◆ **Task instructions**
Find the string "image" in the records. Copy every line it appears in.
[Start Extracted information]
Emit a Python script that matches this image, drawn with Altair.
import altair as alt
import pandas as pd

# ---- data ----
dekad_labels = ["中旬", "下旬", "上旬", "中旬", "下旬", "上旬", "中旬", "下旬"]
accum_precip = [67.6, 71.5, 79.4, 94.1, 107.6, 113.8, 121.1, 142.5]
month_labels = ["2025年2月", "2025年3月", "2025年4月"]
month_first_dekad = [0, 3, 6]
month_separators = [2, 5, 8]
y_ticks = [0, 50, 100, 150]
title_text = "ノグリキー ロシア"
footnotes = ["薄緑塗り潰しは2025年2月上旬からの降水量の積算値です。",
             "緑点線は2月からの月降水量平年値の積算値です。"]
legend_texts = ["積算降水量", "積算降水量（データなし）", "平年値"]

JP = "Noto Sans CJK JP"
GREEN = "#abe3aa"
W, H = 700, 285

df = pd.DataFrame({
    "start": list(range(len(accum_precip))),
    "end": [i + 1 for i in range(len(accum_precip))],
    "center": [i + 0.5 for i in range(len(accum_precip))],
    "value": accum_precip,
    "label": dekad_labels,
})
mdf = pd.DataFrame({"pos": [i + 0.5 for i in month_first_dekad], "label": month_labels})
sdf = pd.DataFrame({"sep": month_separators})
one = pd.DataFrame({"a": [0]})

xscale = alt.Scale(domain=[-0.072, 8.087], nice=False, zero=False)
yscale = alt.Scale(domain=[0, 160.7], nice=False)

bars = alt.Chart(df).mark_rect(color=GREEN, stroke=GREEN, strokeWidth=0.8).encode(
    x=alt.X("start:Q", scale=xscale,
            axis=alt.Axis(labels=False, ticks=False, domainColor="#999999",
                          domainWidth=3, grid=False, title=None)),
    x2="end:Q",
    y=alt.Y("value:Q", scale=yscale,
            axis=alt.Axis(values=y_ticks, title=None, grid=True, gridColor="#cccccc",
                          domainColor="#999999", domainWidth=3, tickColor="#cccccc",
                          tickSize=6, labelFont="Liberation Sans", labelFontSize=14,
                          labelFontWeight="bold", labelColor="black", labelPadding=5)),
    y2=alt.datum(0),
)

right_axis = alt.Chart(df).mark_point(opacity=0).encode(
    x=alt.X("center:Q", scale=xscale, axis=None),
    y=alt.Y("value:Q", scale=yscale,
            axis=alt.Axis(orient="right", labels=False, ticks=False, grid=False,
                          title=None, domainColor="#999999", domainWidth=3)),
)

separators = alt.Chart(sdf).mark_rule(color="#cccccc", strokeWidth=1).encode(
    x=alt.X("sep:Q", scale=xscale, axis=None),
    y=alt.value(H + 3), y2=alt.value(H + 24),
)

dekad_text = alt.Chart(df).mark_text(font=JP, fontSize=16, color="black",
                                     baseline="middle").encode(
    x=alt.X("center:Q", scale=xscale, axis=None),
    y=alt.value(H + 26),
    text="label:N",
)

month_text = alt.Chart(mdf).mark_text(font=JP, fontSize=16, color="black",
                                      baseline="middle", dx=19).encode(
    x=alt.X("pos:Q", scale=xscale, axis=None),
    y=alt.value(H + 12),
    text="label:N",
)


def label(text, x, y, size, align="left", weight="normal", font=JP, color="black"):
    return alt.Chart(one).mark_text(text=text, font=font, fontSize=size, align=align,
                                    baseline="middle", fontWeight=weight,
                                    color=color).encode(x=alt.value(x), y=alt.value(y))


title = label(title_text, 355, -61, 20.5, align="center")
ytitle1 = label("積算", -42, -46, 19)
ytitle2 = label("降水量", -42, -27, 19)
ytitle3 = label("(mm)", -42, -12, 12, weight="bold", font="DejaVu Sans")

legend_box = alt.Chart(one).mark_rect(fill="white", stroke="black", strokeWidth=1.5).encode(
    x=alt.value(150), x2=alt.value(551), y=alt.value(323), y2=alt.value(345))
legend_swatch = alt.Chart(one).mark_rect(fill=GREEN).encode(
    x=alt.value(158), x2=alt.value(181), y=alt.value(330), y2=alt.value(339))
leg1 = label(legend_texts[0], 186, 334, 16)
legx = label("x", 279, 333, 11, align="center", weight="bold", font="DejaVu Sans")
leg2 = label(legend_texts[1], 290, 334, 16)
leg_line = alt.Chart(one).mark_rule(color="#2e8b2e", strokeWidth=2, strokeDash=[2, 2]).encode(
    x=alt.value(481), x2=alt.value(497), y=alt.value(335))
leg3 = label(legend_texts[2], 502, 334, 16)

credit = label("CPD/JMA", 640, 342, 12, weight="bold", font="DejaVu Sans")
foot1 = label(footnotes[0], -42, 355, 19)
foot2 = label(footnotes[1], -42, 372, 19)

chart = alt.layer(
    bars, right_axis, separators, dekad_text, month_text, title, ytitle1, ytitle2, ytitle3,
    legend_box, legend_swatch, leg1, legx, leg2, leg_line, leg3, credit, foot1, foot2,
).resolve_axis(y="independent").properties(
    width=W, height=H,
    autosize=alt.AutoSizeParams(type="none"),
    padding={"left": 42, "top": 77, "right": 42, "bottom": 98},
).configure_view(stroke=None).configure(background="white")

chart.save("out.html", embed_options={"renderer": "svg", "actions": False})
[End Extracted information]
[Start Extracted information]
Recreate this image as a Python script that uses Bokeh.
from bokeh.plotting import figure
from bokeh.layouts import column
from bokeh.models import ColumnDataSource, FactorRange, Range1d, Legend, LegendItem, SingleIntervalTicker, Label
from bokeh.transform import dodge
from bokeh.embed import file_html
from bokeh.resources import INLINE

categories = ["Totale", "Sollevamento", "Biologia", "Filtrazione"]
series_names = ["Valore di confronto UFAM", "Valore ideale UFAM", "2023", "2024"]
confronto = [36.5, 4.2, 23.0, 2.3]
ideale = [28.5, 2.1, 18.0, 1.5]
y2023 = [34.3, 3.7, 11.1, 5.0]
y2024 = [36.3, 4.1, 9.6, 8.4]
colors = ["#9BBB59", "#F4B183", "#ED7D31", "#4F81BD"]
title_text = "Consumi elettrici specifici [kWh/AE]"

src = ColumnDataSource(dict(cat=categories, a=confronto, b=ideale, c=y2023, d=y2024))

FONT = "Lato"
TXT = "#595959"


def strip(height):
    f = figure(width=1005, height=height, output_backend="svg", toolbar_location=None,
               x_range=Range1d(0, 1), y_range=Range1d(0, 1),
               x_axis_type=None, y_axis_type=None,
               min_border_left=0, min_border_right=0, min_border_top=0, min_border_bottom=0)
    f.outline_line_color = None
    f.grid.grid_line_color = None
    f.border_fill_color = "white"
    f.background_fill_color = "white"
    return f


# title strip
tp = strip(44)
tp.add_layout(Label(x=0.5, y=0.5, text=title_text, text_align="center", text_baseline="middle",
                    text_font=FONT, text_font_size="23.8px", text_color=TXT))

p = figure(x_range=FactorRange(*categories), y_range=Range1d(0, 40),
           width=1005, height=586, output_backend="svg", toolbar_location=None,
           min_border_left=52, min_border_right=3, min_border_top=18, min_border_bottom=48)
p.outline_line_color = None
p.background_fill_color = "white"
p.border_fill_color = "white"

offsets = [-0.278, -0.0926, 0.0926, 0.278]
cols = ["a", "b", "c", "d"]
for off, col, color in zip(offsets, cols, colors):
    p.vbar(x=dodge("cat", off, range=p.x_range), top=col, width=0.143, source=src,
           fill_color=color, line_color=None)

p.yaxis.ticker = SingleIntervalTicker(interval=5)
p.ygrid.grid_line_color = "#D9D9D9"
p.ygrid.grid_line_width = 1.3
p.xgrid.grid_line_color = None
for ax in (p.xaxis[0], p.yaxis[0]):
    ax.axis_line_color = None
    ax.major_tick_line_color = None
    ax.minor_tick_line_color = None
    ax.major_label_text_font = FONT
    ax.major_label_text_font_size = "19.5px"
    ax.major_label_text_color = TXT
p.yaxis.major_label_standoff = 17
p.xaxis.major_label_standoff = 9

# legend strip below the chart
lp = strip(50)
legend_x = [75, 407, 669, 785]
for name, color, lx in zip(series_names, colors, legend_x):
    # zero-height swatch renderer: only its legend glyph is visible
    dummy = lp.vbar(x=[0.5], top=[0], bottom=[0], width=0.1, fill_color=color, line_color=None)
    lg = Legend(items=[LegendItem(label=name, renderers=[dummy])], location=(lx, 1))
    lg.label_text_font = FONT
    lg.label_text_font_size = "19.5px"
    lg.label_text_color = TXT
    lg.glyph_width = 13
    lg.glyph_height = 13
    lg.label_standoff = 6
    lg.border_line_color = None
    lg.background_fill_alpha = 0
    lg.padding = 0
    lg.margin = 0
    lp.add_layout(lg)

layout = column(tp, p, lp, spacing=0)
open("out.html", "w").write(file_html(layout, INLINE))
[End Extracted information]
◆ **Answer below**
Emit a Python script that matches this image, drawn with Altair.
Recreate this image as a Python script that uses Bokeh.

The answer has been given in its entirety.